People who exclude others from participating in activities that are related to human flourishing, especially when that exclusion is accompanied by a belittling of the worth of these others, for no rationally justifiable reasons, are engaging in a form of domination. It doesn’t have to be direct. It can be a consequence of a system. Surely the vast majority of the members of the PGR’s Advisory Board and the evaluators don’t see themselves as engaged in an activity that is deeply exclusionary. It’s not their intention to dominate–they would never dream of such a thing. But this is not about intentions, it’s about the consequences of actions. It’s about the willful ignorance of relevant data and analysis. It’s about ignored facts, for example, the quality of graduate students in certain non-PGR ranked programs, who have comparable grades and tests scores to those in so-called top ranked PGR programs. PGR supporters usually assume that students matriculate at these other schools because they can’t get into the top ones, ignoring the real reason, that these students want to study different things. PGR supporters can’t see these and other facts. They don’t fit the narrative. They assume theirs is the rational explanation.

People who consider themselves liberals and progressives are serving as evaluators and members of the Advisory Board. With a few exceptions they have not been willing to have a public discussion with those who have been, in recent times, unfairly disenfranchised or marginalized by the PGR. They avoid situations in which a colleague in another tradition might point out their advantages, some of them owing to nothing but a confluence of historical events that has very little to do with the merits of a specific philosophical tradition. I feel comfortable making this claim because many of us have for many months–no, years–been trying have a public conversation with people who support the PGR. But with a handful of exceptions, Board members and evaluators have not been willing to put themselves in a position in which they can hear criticism, especially personally, one-on-one, or in a public forum. This is a sure sign that we are not dealing with a rational exercise of authority but with domination, which dismisses the views of the excluded, or in Leiter’s words, the self-deceived.

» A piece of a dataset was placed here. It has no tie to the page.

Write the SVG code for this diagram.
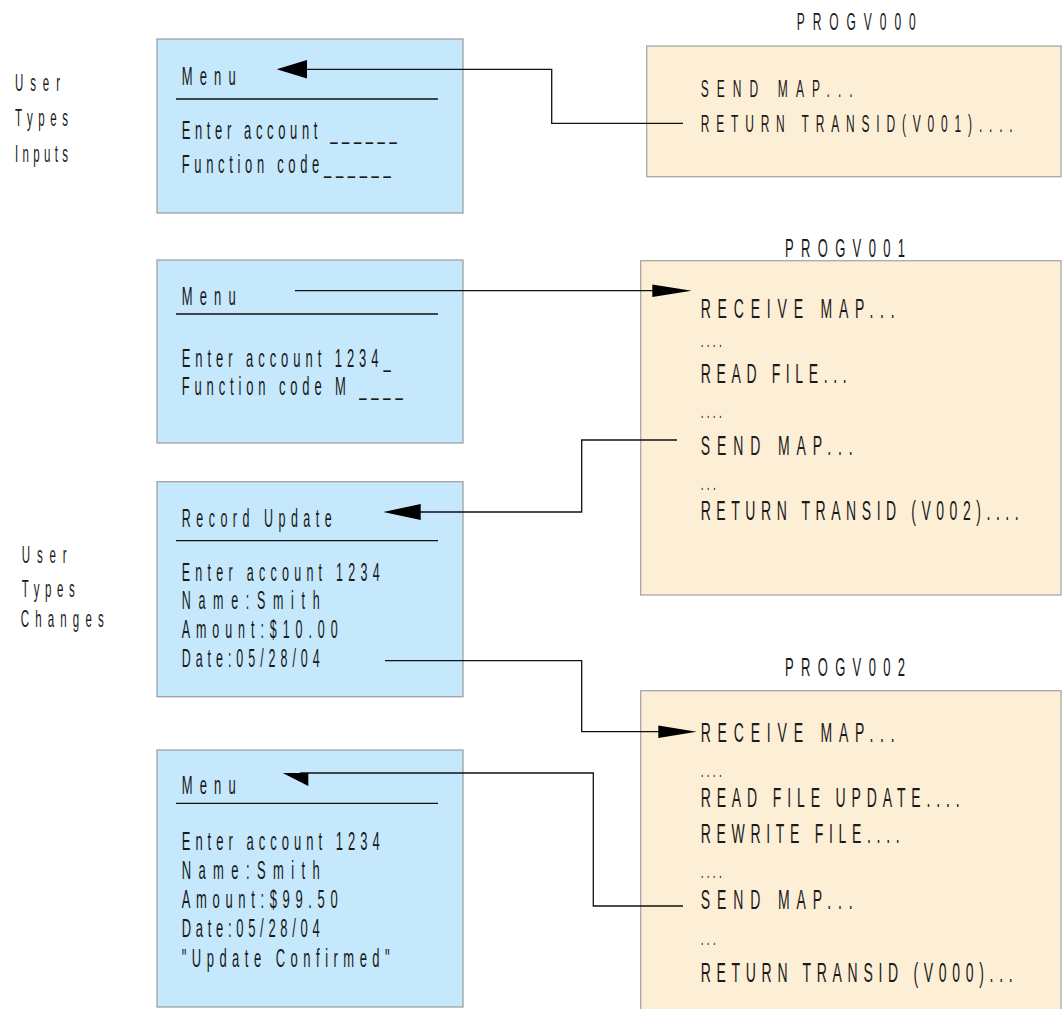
<svg xmlns="http://www.w3.org/2000/svg" width="1062" height="1009" viewBox="0 0 1062 1009">
<style>
text{font-family:"Liberation Sans",Arial,sans-serif;fill:#1a1a1a;}
.scr{fill:#c5e8fc;stroke:#a0a0a0;stroke-width:1.3;}
.prg{fill:#fdefd6;stroke:#a8a8a8;stroke-width:1.3;}
.hl{stroke:#111;stroke-width:1.3;fill:none;}
.c{stroke:#111;stroke-width:1.3;fill:none;}
.ah{fill:#000;stroke:none;}
.dots{font-size:20px;}
</style>
<rect width="1062" height="1009" fill="#fff"/>

<g id="label-inputs" font-size="23">
<text transform="scale(0.5,1)" x="30" y="90.7" textLength="90" lengthAdjust="spacing">User</text>
<text transform="scale(0.5,1)" x="30" y="126" textLength="106" lengthAdjust="spacing">Types</text>
<text transform="scale(0.5,1)" x="30" y="161.7" textLength="106" lengthAdjust="spacing">Inputs</text>
</g>
<g id="label-changes" font-size="23">
<text transform="scale(0.5,1)" x="43.4" y="563.3" textLength="90" lengthAdjust="spacing">User</text>
<text transform="scale(0.5,1)" x="43.4" y="596.7" textLength="106" lengthAdjust="spacing">Types</text>
<text transform="scale(0.5,1)" x="41.4" y="626.7" textLength="166" lengthAdjust="spacing">Changes</text>
</g>

<g id="screen1" font-size="26">
<rect class="scr" x="157" y="39" width="306" height="174"/>
<line class="hl" x1="176" y1="99" x2="438" y2="99"/>
<text transform="scale(0.5,1)" x="363.4" y="85" textLength="108" lengthAdjust="spacing">Menu</text>
<text transform="scale(0.5,1)" x="363.4" y="139.5" textLength="430" lengthAdjust="spacing">Enter account ______</text>
<text transform="scale(0.5,1)" x="363.4" y="173" textLength="418" lengthAdjust="spacing">Function code______</text>
</g>

<g id="screen2" font-size="26">
<rect class="scr" x="157" y="260" width="306" height="183"/>
<line class="hl" x1="176" y1="314" x2="438" y2="314"/>
<text transform="scale(0.5,1)" x="363.4" y="305" textLength="108" lengthAdjust="spacing">Menu</text>
<text transform="scale(0.5,1)" x="363.4" y="367" textLength="418" lengthAdjust="spacing">Enter account 1234_</text>
<text transform="scale(0.5,1)" x="363.4" y="395" textLength="442" lengthAdjust="spacing">Function code M ____</text>
</g>

<g id="screen3" font-size="25">
<rect class="scr" x="157" y="481.7" width="306" height="215"/>
<line class="hl" x1="176" y1="540.7" x2="438" y2="540.7"/>
<text transform="scale(0.5,1)" x="363.4" y="527.3" textLength="300" lengthAdjust="spacing">Record Update</text>
<text transform="scale(0.5,1)" x="363.4" y="580.7" textLength="396" lengthAdjust="spacing">Enter account 1234</text>
<text transform="scale(0.5,1)" x="363.4" y="609.3" textLength="276" lengthAdjust="spacing">Name:Smith</text>
<text transform="scale(0.5,1)" x="363.4" y="637.7" textLength="312" lengthAdjust="spacing">Amount:$10.00</text>
<text transform="scale(0.5,1)" x="363.4" y="667" textLength="276" lengthAdjust="spacing">Date:05/28/04</text>
</g>

<g id="screen4" font-size="26">
<rect class="scr" x="157" y="750" width="306" height="257"/>
<line class="hl" x1="176" y1="803.3" x2="438" y2="803.3"/>
<text transform="scale(0.5,1)" x="363.4" y="794" textLength="108" lengthAdjust="spacing">Menu</text>
<text transform="scale(0.5,1)" x="363.4" y="850" textLength="396" lengthAdjust="spacing">Enter account 1234</text>
<text transform="scale(0.5,1)" x="363.4" y="879.3" textLength="276" lengthAdjust="spacing">Name:Smith</text>
<text transform="scale(0.5,1)" x="363.4" y="908.3" textLength="312" lengthAdjust="spacing">Amount:$99.50</text>
<text transform="scale(0.5,1)" x="363.4" y="937.3" textLength="276" lengthAdjust="spacing">Date:05/28/04</text>
<text transform="scale(0.5,1)" x="363.4" y="966.7" textLength="416" lengthAdjust="spacing">"Update Confirmed"</text>
</g>

<g id="progv000" font-size="24">
<text transform="scale(0.5,1)" x="1593.4" y="30" font-size="24" textLength="238" lengthAdjust="spacing">PROGV000</text>
<rect class="prg" x="646.7" y="46" width="414.3" height="130.7"/>
<text transform="scale(0.5,1)" x="1401.4" y="96.7" textLength="304" lengthAdjust="spacing">SEND MAP...</text>
<text transform="scale(0.5,1)" x="1401.4" y="131.7" textLength="624" lengthAdjust="spacing">RETURN TRANSID(V001)....</text>
</g>

<g id="progv001" font-size="28">
<text transform="scale(0.5,1)" x="1570" y="257.3" font-size="26" textLength="240" lengthAdjust="spacing">PROGV001</text>
<rect class="prg" x="640.7" y="260.7" width="420.3" height="334.3"/>
<text transform="scale(0.5,1)" x="1401.4" y="318.3" textLength="388" lengthAdjust="spacing">RECEIVE MAP...</text>
<text class="dots" transform="scale(0.5,1)" x="1401.4" y="347.3" textLength="42" lengthAdjust="spacing">....</text>
<text transform="scale(0.5,1)" x="1401.4" y="382.7" textLength="292" lengthAdjust="spacing">READ FILE...</text>
<text class="dots" transform="scale(0.5,1)" x="1401.4" y="418.3" textLength="42" lengthAdjust="spacing">....</text>
<text transform="scale(0.5,1)" x="1401.4" y="455" textLength="304" lengthAdjust="spacing">SEND MAP...</text>
<text class="dots" transform="scale(0.5,1)" x="1401.4" y="490" textLength="30" lengthAdjust="spacing">...</text>
<text transform="scale(0.5,1)" x="1401.4" y="520" textLength="636" lengthAdjust="spacing">RETURN TRANSID (V002)....</text>
</g>

<g id="progv002" font-size="28">
<text transform="scale(0.5,1)" x="1570" y="676" font-size="26" textLength="240" lengthAdjust="spacing">PROGV002</text>
<rect class="prg" x="640.7" y="690.7" width="420.3" height="330"/>
<text transform="scale(0.5,1)" x="1401.4" y="741.7" textLength="388" lengthAdjust="spacing">RECEIVE MAP...</text>
<text class="dots" transform="scale(0.5,1)" x="1401.4" y="776.7" textLength="42" lengthAdjust="spacing">....</text>
<text transform="scale(0.5,1)" x="1401.4" y="806.7" textLength="518" lengthAdjust="spacing">READ FILE UPDATE....</text>
<text transform="scale(0.5,1)" x="1401.4" y="842.7" textLength="398" lengthAdjust="spacing">REWRITE FILE....</text>
<text class="dots" transform="scale(0.5,1)" x="1401.4" y="878.3" textLength="42" lengthAdjust="spacing">....</text>
<text transform="scale(0.5,1)" x="1401.4" y="909.3" textLength="304" lengthAdjust="spacing">SEND MAP...</text>
<text class="dots" transform="scale(0.5,1)" x="1401.4" y="945" textLength="30" lengthAdjust="spacing">...</text>
<text transform="scale(0.5,1)" x="1401.4" y="981.7" textLength="624" lengthAdjust="spacing">RETURN TRANSID (V000)...</text>
</g>

<g id="connectors">
<polyline class="c" points="683,123.3 551.7,123.3 551.7,69.3 300,69.3"/>
<polygon class="ah" points="276.7,69.3 307,60 307,78.6"/>
<polyline class="c" points="295,290.7 660,290.7"/>
<polygon class="ah" points="691.7,290.7 652.3,284.4 652.3,297"/>
<polyline class="c" points="677,440 581.7,440 581.7,512 410,512"/>
<polygon class="ah" points="383.3,512 420.7,504 420.7,520"/>
<polyline class="c" points="385,660.7 581.7,660.7 581.7,731.7 665,731.7"/>
<polygon class="ah" points="696.7,731.7 658.3,725.5 658.3,737.9"/>
<polyline class="c" points="683,906 593.3,906 593.3,773 300,773"/>
<polygon class="ah" points="282.7,773 308.3,773 308.3,786"/>
</g>
</svg>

One of my deepest disappointments in all of this is that the Advisory Board members and evaluators haven’t been willing to put themselves in situations in which someone can turn around and say to them, “That’s easy for you to say.”  This is what we should be doing as philosophers, that is, listening for criticism to the effect that our own situations and interests may be blinding us, undermining our impartiality.  Instead these folks look to their would-be peers for reinforcement and continue to support a ranking system that is unjustifiable on its merits, whether in terms of its methodology or simply in terms of the exclusion that it creates in a profession that is supposed to be dedicated to the examined life.

I do not believe that it is an accident that some of the most vocal critics of the PGR have been women and members of other underrepresented groups in philosophy.